Friday, May 29, 2015

Task Management

Many times I listen people complaining about the tasks around cleaning and taking care of our pets and how hard it is to find time to take care of those tasks. For those people I found a very good article to share …

 The Truth About Frogs 

Mark Twain once said that if the first thing you do each morning is to eat a live frog, you can go through the day with the satisfaction of knowing that that is probably the worse things that is going to happen to you all day long. Your “frog” is your biggest, most important task, the one you are most likely to procrastinate on if you don’t do something about it.

If You Have to Eat Two Frogs, Eat the Ugliest one First 

This is another way of saying that if you have two important tasks before you, start with the biggest, hardest, and most important task first.

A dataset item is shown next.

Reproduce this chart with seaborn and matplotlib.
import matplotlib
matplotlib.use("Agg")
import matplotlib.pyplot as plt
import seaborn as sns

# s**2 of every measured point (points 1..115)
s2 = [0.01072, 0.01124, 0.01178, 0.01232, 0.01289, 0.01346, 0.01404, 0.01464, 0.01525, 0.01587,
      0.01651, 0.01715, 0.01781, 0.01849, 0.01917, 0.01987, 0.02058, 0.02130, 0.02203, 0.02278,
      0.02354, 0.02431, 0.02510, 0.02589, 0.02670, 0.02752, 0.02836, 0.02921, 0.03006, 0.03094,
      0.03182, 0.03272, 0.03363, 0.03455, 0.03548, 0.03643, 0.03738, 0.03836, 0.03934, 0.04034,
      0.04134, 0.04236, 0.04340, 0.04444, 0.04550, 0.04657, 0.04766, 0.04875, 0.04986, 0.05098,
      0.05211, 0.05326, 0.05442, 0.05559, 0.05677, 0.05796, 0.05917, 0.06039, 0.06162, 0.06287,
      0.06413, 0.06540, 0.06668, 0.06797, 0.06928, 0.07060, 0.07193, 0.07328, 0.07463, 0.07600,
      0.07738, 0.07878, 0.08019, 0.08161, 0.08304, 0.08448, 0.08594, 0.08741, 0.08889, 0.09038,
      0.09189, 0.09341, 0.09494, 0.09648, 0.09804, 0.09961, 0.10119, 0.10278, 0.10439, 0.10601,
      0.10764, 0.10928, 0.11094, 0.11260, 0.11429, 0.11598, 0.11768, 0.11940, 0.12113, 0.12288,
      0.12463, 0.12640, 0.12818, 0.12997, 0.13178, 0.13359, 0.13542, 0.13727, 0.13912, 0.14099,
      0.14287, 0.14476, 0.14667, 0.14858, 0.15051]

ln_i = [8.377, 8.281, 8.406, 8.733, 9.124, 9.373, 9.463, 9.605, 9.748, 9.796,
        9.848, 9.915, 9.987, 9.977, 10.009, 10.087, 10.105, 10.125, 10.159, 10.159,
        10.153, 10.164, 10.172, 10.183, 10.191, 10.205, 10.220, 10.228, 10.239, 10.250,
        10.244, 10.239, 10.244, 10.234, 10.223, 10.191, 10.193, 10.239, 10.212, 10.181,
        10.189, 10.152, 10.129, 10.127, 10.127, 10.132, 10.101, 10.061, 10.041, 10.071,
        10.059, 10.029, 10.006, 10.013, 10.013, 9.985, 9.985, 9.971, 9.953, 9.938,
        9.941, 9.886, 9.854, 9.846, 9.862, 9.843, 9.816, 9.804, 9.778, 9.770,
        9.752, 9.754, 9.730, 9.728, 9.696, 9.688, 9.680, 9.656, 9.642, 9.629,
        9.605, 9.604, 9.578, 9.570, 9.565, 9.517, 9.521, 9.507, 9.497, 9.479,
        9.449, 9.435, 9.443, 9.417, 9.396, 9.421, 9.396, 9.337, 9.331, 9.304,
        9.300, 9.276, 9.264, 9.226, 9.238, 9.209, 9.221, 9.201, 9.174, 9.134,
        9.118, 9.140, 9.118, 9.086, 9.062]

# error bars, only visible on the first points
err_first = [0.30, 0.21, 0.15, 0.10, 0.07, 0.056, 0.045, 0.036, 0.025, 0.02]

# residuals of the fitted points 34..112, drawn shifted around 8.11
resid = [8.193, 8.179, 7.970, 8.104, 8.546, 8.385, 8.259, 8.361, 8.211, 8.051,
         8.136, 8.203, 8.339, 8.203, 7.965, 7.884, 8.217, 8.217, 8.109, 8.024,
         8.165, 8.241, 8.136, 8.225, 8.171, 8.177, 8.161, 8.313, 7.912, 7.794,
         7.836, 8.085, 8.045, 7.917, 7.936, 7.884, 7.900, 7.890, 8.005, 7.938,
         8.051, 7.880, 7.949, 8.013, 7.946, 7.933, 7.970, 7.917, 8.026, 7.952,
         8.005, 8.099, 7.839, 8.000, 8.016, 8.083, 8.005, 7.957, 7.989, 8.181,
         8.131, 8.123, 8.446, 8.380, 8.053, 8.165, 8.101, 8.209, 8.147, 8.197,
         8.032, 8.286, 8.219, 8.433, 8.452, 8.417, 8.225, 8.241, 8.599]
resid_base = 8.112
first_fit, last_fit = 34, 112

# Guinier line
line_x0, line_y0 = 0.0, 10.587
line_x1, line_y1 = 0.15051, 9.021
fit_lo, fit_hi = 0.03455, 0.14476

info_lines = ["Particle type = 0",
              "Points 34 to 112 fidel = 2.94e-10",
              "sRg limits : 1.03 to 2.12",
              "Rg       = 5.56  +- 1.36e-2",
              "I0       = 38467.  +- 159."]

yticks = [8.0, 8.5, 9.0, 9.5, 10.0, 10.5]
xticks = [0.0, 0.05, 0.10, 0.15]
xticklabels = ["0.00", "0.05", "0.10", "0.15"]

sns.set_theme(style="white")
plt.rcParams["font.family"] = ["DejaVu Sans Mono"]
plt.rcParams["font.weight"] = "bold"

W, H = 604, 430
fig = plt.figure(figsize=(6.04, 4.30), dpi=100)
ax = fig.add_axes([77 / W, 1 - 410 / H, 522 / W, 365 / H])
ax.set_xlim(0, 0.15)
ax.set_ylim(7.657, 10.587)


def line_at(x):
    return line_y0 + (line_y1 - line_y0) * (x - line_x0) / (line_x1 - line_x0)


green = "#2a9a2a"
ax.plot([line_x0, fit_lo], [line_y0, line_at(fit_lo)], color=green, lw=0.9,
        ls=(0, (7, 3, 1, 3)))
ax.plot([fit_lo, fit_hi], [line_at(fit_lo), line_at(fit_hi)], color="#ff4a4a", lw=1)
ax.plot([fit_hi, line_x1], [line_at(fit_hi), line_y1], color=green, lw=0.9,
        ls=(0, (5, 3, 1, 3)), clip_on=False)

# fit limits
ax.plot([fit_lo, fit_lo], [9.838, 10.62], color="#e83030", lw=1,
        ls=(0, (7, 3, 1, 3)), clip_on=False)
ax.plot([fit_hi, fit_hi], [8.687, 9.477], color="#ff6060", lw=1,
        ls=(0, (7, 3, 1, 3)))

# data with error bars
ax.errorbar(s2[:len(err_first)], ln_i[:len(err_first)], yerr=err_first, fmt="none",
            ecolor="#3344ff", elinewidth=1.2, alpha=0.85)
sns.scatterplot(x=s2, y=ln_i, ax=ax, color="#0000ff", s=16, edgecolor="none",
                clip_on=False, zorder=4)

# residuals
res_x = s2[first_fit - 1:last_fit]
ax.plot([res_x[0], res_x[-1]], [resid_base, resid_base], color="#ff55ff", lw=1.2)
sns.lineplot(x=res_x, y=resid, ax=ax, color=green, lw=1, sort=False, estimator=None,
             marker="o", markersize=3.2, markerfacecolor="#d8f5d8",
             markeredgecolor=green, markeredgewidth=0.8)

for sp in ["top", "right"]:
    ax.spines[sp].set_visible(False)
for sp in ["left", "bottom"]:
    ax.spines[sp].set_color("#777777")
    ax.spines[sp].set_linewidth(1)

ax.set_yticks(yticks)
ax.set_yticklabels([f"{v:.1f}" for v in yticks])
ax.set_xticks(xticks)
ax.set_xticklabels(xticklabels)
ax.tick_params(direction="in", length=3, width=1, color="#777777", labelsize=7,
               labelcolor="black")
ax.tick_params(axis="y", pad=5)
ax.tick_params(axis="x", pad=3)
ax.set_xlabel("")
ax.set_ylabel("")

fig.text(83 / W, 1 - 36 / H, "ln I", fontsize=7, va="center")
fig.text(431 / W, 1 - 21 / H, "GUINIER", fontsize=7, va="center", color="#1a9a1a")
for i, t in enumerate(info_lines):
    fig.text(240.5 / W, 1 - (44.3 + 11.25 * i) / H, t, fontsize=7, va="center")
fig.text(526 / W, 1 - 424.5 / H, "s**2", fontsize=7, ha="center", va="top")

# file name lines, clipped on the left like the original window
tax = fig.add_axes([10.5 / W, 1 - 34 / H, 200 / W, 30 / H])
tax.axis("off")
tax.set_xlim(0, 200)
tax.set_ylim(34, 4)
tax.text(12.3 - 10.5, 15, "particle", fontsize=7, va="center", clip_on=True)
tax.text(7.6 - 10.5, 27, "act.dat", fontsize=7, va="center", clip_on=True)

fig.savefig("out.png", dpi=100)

Discipline yourself to begin immediately and then to persist until the task is complete before you go on to something else.

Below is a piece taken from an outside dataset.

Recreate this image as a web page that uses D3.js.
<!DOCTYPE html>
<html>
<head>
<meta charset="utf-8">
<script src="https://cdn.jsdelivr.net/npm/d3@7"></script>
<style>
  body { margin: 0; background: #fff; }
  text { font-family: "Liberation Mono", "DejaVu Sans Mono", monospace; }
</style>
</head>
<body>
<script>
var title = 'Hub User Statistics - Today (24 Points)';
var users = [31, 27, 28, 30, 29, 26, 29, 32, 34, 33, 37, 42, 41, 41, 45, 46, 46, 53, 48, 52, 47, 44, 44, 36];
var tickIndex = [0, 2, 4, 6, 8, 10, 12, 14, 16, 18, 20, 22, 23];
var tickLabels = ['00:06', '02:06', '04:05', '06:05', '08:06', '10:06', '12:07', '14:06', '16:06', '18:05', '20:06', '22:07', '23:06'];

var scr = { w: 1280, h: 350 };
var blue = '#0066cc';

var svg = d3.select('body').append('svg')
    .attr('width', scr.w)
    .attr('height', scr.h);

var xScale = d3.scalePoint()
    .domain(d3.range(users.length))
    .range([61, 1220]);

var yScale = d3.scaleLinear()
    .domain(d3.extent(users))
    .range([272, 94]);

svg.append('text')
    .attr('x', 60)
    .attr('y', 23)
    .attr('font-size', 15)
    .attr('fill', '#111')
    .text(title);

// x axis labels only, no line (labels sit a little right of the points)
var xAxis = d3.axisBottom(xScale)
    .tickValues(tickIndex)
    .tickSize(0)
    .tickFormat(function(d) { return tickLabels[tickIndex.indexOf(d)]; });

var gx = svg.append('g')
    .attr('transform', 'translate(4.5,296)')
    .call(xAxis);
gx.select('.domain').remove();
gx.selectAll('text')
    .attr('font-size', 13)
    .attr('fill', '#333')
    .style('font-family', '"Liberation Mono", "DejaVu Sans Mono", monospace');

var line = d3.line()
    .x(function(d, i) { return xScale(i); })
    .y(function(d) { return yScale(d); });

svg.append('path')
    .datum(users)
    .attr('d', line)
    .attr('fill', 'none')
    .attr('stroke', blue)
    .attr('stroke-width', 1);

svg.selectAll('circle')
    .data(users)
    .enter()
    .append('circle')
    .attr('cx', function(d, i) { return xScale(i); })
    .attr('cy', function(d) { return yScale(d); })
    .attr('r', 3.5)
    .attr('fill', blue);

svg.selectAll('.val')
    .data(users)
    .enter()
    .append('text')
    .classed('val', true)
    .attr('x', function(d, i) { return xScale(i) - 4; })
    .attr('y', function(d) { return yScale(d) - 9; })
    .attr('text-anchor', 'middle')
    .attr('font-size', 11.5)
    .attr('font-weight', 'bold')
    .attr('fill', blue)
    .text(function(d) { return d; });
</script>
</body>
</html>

If You Have to Eat a Live Frog at all, it Doesn’t Pay to Sit and Look at it for Very Long 

The key to reaching high levels of performance and productivity is to develop the lifelong habit of tackling your major task first thing each morning. You must develop the routine of “eating your frog” before you do anything else and without taking too much time to think about it.

Take Action Immediately 

Successful, effective people are those who launch directly into their major tasks and then discipline themselves to work steadily and single-mindedly until those tasks are complete. “Failure to execute” is one of the biggest problems in organizations today. Many people confuse activity with accomplishment. They talk continually, hold endless meetings, and make wonderful plans, but in the final analysis, no one does the job and gets the results required.

Develop a Positive Addiction 

You can actually develop a “positive addiction” to endorphins and to the feeling of enhanced clarity, confidence, and competence that they trigger. When you develop this addiction, you will, at an unconscious level, begin to organize your life in such a way that you are continually starting and completing ever more important tasks and projects. You will actually become addicted, in a very positive sense, to success and contribution.

No Shortcuts 

Practice is the key to mastering any skill. Fortunately, your mind is like a muscle. It grows stronger and more capable with use. With practice, you can learn any behavior or develop any habit that you consider either desirable or necessary.

Action Exercise

What is your “frog?” What is the one task that you despise doing each day? Once you have chosen your “frog” make it a habit to wake up every morning and do that task first.